Ford Motor Co. in Dearborn released its second quarter financial results today, which showed a stronger than expected performance despite a semiconductor supply shortage and rolling out its plan for Ford+.
“Ford+ is about creating distinctive products and services, always-on customer relationships, and user experiences that keep improving,” says Jim Farley, Ford’s president and CEO. “And it’s already happening — there are great examples everywhere you turn at Ford, and the benefits for our customers and company will really stack up over time.”
The company reported a second quarter revenue of $26.8 billion, a net income of $561 million, and adjusted earnings before interest and taxes (EBIT) of $1.1 billion.
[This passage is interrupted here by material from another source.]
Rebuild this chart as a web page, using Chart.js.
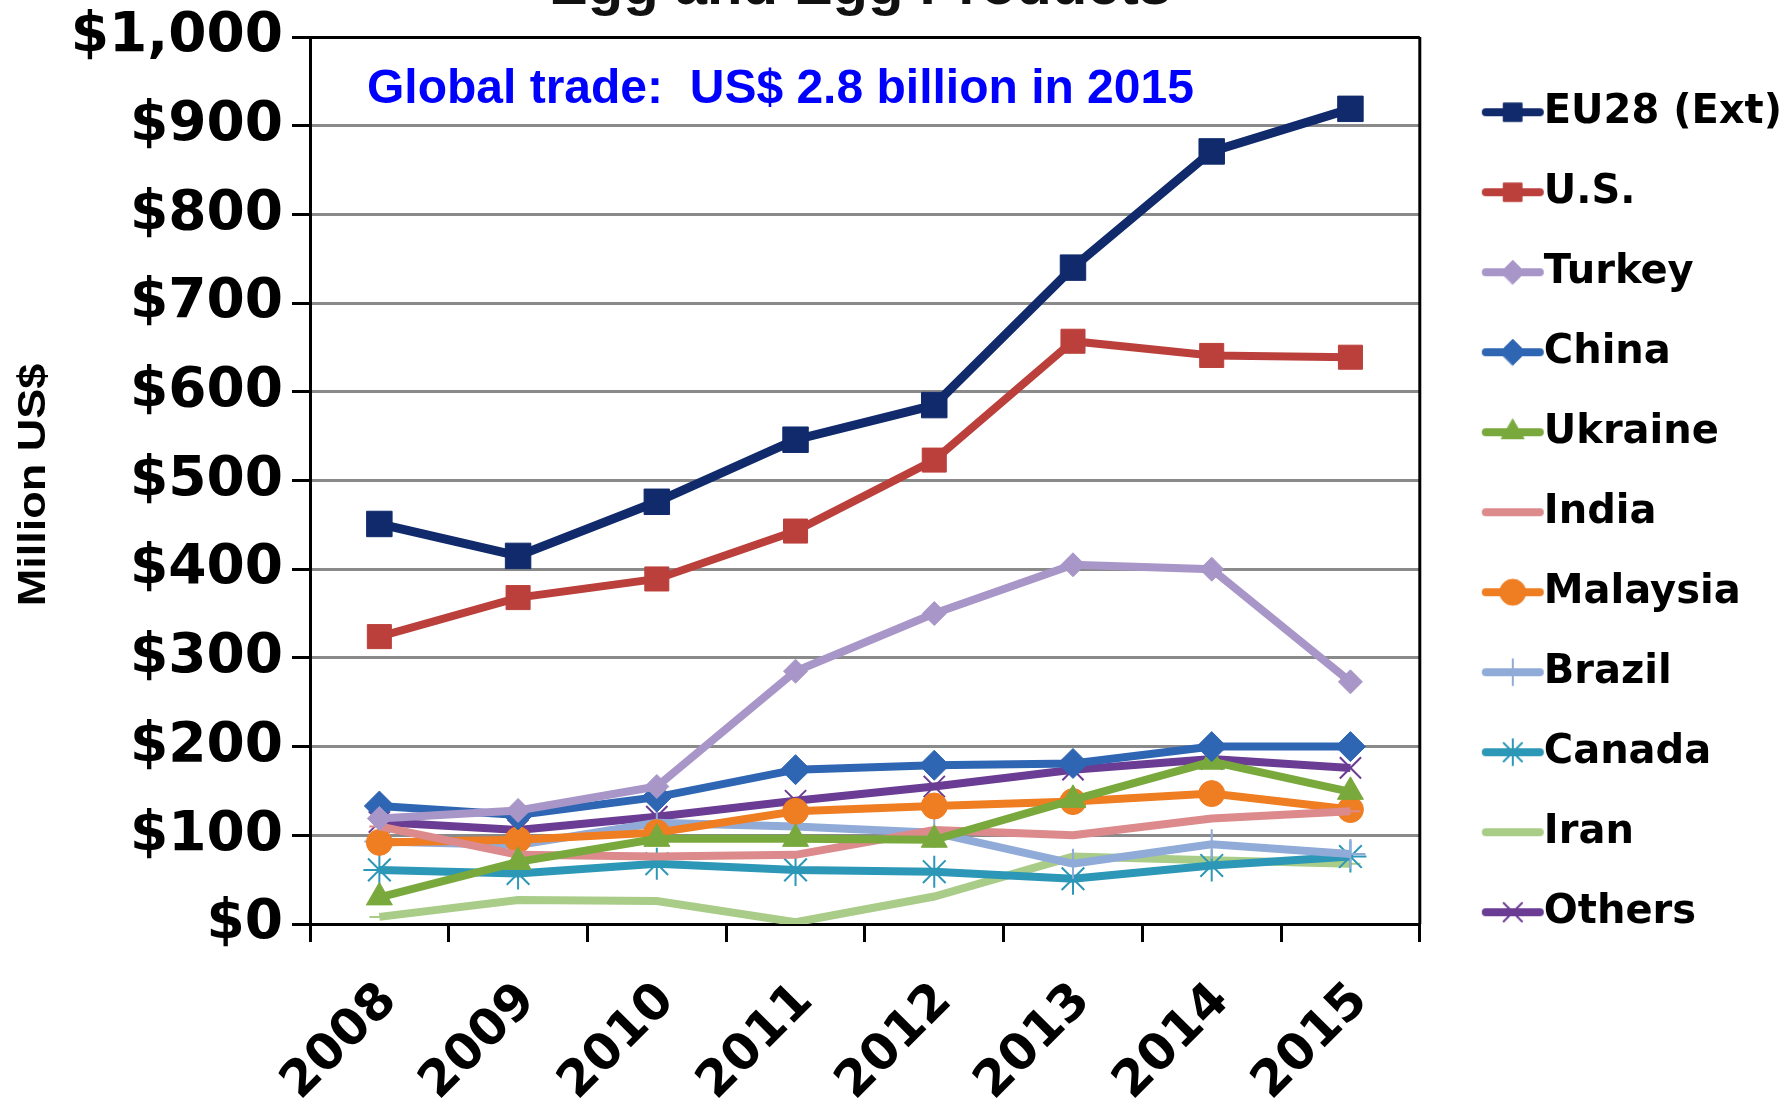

The Blue Oval Intelligence software stack saw 95 percent of Mustang Mach-E owners opt into the service that initiates software updates over-the-air.
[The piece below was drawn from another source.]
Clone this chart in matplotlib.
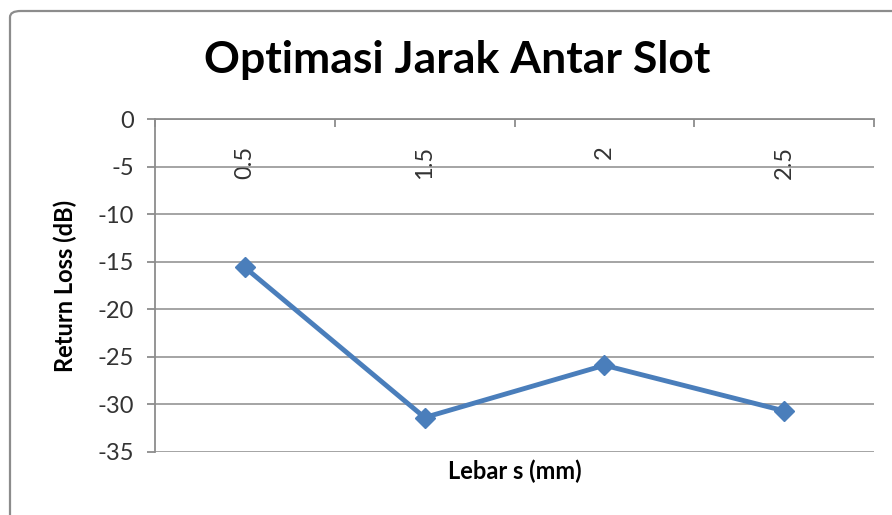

The Mach-E ranks as the No. 2 all-electric sport utility vehicle in the United States after only seven months of shipments. The F-150 Lightning generated 120,000 reservations since it was unveiled in May, nearly 75 percent of them new to Ford.
The company also recently unveiled the Maverick, a five-passenger small pickup with an estimated range of 40 miles per gallon in the city. Last week a partnership with Argo AI and Lyft was announced, in which Ford will deploy driverless vehicles later this year in Miami.
Second-quarter cash flow from operations was $756 million. Adjusted free cash flow (FCF) for the period was negative $5.1 billion, reflecting the expected greater effect of semiconductor-related volume losses on FCF than EBIT because of adverse working capital and timing differences. Cash and liquidity remain very strong, with $25.1 billion and $41.0 billion, respectively.
“We’re on a new path, with the Ford+ plan, financial flexibility, and a resolve to make us an even stronger company,” says John Lawler, CFO of Ford. “We’re developing connected, high-quality vehicles and services that are great for customers and profitable for Ford.”
Turnarounds of company business units outside of North America remain on track. Aggregate second-quarter EBIT in those regions improved by $828 million year over year but was down from the first quarter. The sequential drop was primarily attributed to a 35 percent sequential decline in wholesales in Europe related to semiconductor availability.
The company has seen growing strength with commercial customers in Europe and major investments in electric vehicle — including $1 billion for a new manufacturing center in Cologne, Germany. Also planned is a regional launch of E-Transit commercial vans and all-electric light commercial vehicles that will be built in Romania.
Ford’s appeal with commercial customers in China continues to grow. Commercial vehicles accounted for 52 percent of overall sales mix. Later this year, Ford China will introduce a locally built version of the Mustang Mach-E.
Lawler says that Ford has raised its expectation for full year adjusted EBIT by about $3.5 billion, to between $9 billion and $10 billion. Volume is expected to increase by about 30 percent sequentially from the first to the second half of the year, driving an improvement in market factors net of production costs.
The company has lifted its target for full year adjusted free cash flow to between
$4 billion and $5 billion, supported by expected favorable second half working capital as vehicle production increases with anticipated improvement in availability of semiconductors.
Ford plans to report its third-quarter 2021 financial results on Oct. 27.